WORK TO DO
Repeat all of the material below exactly as written, images excluded.

AVAILABLE DATA
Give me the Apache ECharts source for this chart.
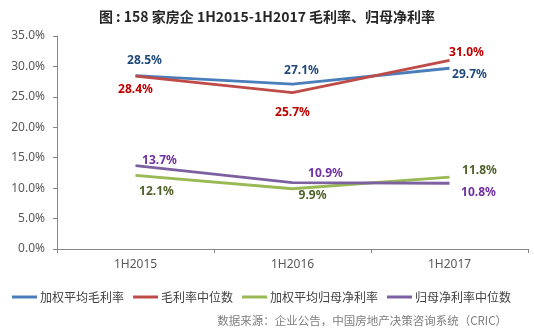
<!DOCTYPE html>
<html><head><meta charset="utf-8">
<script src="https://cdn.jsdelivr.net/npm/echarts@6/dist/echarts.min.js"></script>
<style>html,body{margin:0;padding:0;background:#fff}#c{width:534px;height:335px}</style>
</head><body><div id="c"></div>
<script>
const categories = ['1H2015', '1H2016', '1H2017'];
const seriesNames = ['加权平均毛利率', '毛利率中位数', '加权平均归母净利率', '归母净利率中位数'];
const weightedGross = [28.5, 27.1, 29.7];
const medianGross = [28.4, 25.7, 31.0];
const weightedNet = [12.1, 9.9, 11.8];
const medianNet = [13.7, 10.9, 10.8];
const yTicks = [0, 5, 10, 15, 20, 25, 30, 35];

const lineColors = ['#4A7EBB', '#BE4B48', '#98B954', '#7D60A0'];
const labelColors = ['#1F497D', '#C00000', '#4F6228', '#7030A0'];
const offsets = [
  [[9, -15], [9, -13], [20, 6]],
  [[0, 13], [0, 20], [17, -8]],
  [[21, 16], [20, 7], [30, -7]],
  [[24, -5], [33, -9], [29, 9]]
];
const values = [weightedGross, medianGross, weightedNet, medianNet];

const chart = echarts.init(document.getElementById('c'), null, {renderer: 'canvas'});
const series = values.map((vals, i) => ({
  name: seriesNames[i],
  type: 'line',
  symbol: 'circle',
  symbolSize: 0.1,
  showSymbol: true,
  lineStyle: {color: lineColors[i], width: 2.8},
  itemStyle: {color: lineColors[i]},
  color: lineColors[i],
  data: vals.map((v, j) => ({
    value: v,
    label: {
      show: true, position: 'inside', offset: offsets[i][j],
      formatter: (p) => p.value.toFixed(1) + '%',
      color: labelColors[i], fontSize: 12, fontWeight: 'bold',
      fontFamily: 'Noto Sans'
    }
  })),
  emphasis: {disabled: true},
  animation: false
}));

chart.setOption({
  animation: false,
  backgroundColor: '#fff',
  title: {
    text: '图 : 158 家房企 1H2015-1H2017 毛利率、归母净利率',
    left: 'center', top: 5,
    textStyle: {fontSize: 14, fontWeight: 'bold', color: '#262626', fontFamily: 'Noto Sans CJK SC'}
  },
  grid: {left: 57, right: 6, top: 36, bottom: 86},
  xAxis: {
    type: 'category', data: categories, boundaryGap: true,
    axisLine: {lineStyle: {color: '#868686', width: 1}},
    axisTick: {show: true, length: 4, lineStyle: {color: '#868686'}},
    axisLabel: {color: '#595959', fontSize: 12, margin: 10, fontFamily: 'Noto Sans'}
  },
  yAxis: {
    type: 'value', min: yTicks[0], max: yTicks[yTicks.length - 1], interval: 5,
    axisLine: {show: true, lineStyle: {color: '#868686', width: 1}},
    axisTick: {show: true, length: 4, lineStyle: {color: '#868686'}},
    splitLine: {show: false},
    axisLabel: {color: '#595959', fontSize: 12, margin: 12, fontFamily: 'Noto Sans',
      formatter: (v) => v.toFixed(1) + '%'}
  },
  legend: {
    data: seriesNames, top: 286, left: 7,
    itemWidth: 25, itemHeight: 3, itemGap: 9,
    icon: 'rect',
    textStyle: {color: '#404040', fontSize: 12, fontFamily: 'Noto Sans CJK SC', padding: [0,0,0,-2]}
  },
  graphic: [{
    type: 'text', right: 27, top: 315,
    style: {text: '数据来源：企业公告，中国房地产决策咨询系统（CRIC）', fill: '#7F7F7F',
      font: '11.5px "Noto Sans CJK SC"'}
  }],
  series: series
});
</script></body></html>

RESULT FOR THIS TASK
Give me the Apache ECharts source for this chart.
<!DOCTYPE html>
<html><head><meta charset="utf-8">
<script src="https://cdn.jsdelivr.net/npm/echarts@6/dist/echarts.min.js"></script>
<style>html,body{margin:0;padding:0;background:#fff}#c{width:534px;height:335px}</style>
</head><body><div id="c"></div>
<script>
const categories = ['1H2015', '1H2016', '1H2017'];
const seriesNames = ['加权平均毛利率', '毛利率中位数', '加权平均归母净利率', '归母净利率中位数'];
const weightedGross = [28.5, 27.1, 29.7];
const medianGross = [28.4, 25.7, 31.0];
const weightedNet = [12.1, 9.9, 11.8];
const medianNet = [13.7, 10.9, 10.8];
const yTicks = [0, 5, 10, 15, 20, 25, 30, 35];

const lineColors = ['#4A7EBB', '#BE4B48', '#98B954', '#7D60A0'];
const labelColors = ['#1F497D', '#C00000', '#4F6228', '#7030A0'];
const offsets = [
  [[9, -15], [9, -13], [20, 6]],
  [[0, 13], [0, 20], [17, -8]],
  [[21, 16], [20, 7], [30, -7]],
  [[24, -5], [33, -9], [29, 9]]
];
const values = [weightedGross, medianGross, weightedNet, medianNet];

const chart = echarts.init(document.getElementById('c'), null, {renderer: 'canvas'});
const series = values.map((vals, i) => ({
  name: seriesNames[i],
  type: 'line',
  symbol: 'circle',
  symbolSize: 0.1,
  showSymbol: true,
  lineStyle: {color: lineColors[i], width: 2.8},
  itemStyle: {color: lineColors[i]},
  color: lineColors[i],
  data: vals.map((v, j) => ({
    value: v,
    label: {
      show: true, position: 'inside', offset: offsets[i][j],
      formatter: (p) => p.value.toFixed(1) + '%',
      color: labelColors[i], fontSize: 12, fontWeight: 'bold',
      fontFamily: 'Noto Sans'
    }
  })),
  emphasis: {disabled: true},
  animation: false
}));

chart.setOption({
  animation: false,
  backgroundColor: '#fff',
  title: {
    text: '图 : 158 家房企 1H2015-1H2017 毛利率、归母净利率',
    left: 'center', top: 5,
    textStyle: {fontSize: 14, fontWeight: 'bold', color: '#262626', fontFamily: 'Noto Sans CJK SC'}
  },
  grid: {left: 57, right: 6, top: 36, bottom: 86},
  xAxis: {
    type: 'category', data: categories, boundaryGap: true,
    axisLine: {lineStyle: {color: '#868686', width: 1}},
    axisTick: {show: true, length: 4, lineStyle: {color: '#868686'}},
    axisLabel: {color: '#595959', fontSize: 12, margin: 10, fontFamily: 'Noto Sans'}
  },
  yAxis: {
    type: 'value', min: yTicks[0], max: yTicks[yTicks.length - 1], interval: 5,
    axisLine: {show: true, lineStyle: {color: '#868686', width: 1}},
    axisTick: {show: true, length: 4, lineStyle: {color: '#868686'}},
    splitLine: {show: false},
    axisLabel: {color: '#595959', fontSize: 12, margin: 12, fontFamily: 'Noto Sans',
      formatter: (v) => v.toFixed(1) + '%'}
  },
  legend: {
    data: seriesNames, top: 286, left: 7,
    itemWidth: 25, itemHeight: 3, itemGap: 9,
    icon: 'rect',
    textStyle: {color: '#404040', fontSize: 12, fontFamily: 'Noto Sans CJK SC', padding: [0,0,0,-2]}
  },
  graphic: [{
    type: 'text', right: 27, top: 315,
    style: {text: '数据来源：企业公告，中国房地产决策咨询系统（CRIC）', fill: '#7F7F7F',
      font: '11.5px "Noto Sans CJK SC"'}
  }],
  series: series
});
</script></body></html>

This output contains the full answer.